- _Supplied records_
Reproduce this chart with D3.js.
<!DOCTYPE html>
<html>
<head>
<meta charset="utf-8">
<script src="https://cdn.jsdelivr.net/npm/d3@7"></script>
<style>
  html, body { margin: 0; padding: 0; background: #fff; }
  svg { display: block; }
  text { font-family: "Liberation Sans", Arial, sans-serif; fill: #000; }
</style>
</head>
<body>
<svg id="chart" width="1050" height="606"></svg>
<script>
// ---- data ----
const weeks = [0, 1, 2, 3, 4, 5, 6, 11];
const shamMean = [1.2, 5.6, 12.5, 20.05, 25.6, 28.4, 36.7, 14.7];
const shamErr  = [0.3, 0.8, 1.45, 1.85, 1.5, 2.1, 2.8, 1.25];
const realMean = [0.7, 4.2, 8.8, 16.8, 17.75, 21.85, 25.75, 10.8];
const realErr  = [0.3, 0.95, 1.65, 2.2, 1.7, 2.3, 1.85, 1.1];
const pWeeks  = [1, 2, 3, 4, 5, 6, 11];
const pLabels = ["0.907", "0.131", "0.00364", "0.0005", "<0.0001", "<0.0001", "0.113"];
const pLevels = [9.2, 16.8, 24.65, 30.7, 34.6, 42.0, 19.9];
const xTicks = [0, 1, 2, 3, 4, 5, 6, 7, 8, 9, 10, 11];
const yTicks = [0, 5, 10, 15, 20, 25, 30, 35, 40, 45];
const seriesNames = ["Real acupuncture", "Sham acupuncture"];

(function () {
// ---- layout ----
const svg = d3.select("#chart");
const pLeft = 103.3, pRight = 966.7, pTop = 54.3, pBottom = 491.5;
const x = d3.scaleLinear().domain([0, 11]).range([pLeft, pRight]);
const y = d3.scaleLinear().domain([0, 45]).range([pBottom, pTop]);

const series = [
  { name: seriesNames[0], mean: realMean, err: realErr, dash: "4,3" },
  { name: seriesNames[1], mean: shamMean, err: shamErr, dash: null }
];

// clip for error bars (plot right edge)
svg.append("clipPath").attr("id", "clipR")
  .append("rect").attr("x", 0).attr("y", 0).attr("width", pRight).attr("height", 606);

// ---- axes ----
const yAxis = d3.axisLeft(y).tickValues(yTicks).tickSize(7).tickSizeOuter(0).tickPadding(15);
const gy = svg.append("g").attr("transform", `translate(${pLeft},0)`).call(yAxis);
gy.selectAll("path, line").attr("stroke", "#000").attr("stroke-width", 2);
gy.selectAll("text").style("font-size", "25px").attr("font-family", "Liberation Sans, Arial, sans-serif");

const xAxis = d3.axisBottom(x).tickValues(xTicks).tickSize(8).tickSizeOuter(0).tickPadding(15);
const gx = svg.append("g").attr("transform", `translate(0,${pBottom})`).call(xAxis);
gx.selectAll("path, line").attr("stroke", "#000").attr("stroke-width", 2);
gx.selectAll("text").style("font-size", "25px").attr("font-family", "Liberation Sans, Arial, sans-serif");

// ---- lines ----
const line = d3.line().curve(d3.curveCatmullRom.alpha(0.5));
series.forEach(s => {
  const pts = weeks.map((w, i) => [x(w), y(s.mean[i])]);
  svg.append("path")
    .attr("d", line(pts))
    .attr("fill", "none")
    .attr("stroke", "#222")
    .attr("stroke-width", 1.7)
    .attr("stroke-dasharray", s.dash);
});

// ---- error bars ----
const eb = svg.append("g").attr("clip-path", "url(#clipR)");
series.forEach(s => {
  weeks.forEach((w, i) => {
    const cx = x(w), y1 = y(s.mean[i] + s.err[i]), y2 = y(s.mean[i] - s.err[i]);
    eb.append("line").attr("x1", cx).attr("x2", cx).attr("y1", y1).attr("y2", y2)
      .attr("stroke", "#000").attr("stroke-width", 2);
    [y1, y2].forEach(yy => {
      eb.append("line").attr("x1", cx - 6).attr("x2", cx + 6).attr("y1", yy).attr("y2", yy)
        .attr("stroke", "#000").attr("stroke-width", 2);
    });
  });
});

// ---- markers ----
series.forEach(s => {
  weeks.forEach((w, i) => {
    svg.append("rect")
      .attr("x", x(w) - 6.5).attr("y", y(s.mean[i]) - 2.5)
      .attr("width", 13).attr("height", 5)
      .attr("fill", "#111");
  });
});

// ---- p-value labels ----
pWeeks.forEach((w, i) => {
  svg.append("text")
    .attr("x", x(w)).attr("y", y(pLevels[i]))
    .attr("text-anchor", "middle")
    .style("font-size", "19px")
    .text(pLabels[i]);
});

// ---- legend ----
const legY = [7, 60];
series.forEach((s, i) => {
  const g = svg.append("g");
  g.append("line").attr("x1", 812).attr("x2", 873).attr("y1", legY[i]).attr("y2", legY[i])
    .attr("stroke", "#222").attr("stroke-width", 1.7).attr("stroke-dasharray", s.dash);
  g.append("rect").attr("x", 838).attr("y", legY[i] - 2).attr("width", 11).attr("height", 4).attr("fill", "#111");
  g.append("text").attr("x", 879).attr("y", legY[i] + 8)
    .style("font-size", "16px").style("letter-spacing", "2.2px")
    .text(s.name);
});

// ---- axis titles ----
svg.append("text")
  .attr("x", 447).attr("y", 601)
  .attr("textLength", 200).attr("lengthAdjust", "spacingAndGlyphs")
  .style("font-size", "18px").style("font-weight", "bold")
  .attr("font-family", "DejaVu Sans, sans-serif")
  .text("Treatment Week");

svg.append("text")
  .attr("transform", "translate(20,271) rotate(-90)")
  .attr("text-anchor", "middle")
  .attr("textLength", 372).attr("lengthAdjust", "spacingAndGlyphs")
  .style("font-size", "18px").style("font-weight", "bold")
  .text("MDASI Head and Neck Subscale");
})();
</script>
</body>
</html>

---

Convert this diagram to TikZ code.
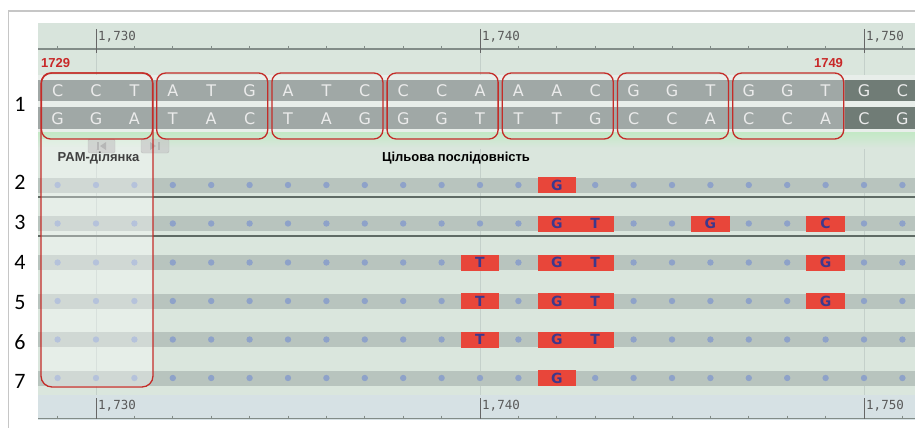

...

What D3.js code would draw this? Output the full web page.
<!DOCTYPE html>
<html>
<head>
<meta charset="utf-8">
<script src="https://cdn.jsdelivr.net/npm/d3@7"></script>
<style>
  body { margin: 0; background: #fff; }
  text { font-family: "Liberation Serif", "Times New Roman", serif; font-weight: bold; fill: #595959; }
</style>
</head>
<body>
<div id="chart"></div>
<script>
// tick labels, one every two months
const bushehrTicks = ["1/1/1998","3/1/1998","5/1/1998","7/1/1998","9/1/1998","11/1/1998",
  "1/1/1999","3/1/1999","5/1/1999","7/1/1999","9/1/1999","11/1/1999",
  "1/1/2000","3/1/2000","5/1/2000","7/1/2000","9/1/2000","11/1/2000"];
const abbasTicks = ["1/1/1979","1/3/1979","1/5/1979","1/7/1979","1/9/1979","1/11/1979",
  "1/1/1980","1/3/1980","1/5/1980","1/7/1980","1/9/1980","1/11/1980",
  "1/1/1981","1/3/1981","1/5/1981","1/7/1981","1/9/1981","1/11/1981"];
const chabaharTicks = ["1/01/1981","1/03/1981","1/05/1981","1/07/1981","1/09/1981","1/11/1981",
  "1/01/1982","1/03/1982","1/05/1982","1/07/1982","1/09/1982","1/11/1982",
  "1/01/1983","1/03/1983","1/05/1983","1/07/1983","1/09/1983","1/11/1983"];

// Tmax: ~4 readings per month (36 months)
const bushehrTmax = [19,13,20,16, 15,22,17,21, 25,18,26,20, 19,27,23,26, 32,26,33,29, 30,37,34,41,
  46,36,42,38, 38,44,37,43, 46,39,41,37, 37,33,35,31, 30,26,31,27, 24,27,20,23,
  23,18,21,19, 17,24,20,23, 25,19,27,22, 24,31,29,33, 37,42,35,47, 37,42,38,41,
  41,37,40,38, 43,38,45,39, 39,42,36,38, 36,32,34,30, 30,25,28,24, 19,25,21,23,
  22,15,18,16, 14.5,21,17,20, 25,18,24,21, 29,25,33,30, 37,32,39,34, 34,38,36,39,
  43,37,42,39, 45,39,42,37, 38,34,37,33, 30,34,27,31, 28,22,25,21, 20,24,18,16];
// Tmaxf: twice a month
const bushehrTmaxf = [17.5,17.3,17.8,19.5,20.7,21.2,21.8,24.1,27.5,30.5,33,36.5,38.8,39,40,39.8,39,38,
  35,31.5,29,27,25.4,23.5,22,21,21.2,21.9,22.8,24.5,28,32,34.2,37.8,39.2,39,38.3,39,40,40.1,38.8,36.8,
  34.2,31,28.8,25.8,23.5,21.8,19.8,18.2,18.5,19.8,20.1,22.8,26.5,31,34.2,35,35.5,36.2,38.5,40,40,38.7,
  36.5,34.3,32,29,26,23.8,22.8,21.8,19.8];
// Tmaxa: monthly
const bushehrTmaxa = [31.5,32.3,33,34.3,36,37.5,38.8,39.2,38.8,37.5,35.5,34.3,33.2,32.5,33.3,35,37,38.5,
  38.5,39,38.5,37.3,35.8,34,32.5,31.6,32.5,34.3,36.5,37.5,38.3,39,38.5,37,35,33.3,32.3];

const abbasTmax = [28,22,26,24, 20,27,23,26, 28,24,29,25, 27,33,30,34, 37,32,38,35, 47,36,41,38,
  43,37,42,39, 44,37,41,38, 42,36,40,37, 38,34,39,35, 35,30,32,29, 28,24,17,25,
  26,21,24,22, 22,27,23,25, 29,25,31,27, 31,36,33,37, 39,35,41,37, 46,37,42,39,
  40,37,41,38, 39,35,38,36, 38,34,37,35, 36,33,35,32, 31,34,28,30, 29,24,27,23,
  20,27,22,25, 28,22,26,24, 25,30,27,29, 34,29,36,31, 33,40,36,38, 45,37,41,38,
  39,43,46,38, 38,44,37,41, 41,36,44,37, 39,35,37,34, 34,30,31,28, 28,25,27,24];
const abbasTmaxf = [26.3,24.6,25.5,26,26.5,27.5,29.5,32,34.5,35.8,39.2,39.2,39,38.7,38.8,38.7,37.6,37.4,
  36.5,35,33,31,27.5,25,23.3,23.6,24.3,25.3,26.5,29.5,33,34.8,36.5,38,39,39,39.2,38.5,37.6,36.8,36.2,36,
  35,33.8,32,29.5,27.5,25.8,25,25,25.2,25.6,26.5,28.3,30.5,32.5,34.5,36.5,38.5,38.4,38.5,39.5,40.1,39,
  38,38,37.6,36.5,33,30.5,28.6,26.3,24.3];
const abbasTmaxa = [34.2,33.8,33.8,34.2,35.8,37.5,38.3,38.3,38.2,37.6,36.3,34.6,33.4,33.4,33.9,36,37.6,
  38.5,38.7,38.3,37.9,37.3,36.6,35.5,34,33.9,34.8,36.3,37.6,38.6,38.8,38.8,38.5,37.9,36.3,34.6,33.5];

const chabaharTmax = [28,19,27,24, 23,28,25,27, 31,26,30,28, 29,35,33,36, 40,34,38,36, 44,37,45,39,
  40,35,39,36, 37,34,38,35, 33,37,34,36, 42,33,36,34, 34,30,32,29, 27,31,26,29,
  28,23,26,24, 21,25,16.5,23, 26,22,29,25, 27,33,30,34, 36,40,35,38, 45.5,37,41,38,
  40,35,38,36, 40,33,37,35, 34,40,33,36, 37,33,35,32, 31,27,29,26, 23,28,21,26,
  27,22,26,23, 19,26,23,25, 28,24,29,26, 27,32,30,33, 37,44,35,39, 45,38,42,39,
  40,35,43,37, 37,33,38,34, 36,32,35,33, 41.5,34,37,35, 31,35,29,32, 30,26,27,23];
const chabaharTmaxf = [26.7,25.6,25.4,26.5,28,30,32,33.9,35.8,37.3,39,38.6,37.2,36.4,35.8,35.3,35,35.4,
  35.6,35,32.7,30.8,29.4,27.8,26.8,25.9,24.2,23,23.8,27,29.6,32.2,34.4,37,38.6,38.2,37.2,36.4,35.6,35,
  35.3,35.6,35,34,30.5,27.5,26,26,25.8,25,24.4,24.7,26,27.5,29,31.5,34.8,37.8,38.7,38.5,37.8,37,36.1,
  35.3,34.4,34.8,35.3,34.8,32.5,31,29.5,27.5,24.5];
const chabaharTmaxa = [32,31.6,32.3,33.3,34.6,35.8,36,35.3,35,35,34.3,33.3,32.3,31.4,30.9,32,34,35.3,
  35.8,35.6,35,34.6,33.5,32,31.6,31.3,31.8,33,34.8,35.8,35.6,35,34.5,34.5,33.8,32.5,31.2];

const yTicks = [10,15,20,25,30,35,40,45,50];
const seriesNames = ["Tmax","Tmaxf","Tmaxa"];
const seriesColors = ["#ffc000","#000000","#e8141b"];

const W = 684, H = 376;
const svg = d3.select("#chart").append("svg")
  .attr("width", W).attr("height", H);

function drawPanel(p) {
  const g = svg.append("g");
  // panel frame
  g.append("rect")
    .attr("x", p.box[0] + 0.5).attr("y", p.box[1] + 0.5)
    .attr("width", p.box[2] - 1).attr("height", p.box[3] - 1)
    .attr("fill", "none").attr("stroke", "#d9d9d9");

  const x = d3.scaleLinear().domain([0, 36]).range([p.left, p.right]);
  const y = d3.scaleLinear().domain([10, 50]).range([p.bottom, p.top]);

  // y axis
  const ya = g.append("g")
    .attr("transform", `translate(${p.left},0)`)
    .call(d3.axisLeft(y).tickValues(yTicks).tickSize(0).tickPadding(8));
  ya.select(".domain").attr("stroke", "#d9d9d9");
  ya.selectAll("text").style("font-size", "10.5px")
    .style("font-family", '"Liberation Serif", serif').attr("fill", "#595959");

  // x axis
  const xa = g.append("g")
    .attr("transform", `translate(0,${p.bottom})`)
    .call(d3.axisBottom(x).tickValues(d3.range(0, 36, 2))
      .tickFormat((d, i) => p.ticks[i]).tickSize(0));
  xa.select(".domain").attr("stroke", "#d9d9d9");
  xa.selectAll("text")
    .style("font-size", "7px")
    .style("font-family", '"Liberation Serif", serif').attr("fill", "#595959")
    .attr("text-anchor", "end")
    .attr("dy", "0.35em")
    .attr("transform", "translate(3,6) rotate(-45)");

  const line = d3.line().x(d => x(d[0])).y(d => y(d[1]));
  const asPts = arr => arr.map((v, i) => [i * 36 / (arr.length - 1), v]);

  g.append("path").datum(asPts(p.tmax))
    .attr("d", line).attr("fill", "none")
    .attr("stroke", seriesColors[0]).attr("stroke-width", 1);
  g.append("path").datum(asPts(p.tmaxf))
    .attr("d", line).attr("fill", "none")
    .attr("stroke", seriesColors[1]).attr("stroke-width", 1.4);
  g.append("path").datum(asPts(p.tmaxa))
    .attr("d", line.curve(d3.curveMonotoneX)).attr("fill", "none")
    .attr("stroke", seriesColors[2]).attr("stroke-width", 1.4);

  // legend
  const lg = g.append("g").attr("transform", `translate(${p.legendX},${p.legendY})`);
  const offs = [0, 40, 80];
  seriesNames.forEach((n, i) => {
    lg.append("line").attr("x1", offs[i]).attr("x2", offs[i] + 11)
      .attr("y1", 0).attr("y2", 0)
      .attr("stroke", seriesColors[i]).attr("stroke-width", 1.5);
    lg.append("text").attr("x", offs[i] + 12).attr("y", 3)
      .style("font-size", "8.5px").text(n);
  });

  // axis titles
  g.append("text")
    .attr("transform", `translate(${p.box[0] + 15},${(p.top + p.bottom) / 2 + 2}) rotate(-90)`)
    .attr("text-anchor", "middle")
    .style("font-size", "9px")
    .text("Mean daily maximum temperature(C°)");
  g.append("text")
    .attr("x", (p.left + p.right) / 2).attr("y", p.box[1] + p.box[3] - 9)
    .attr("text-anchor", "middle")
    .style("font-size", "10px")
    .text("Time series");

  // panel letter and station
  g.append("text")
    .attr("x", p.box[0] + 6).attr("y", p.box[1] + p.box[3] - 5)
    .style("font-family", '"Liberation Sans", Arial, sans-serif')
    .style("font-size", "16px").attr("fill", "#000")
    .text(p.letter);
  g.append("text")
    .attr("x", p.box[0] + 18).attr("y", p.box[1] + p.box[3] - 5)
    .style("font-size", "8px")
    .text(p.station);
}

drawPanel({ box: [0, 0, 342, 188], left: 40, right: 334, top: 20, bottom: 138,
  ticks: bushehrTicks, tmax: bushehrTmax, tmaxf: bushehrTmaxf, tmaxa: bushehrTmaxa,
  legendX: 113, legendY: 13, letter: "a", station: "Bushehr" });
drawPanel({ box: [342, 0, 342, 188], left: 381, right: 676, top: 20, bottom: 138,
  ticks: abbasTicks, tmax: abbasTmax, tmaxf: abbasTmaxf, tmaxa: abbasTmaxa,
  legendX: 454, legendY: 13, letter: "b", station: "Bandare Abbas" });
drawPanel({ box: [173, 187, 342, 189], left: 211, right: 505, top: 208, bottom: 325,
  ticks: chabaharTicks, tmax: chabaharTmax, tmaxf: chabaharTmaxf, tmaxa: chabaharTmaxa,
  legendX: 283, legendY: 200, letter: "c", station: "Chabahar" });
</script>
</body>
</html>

- _Problem_
Go through the listing above and report how many of its lines contain the word "this", with only the number as output.

- _Expected output_
3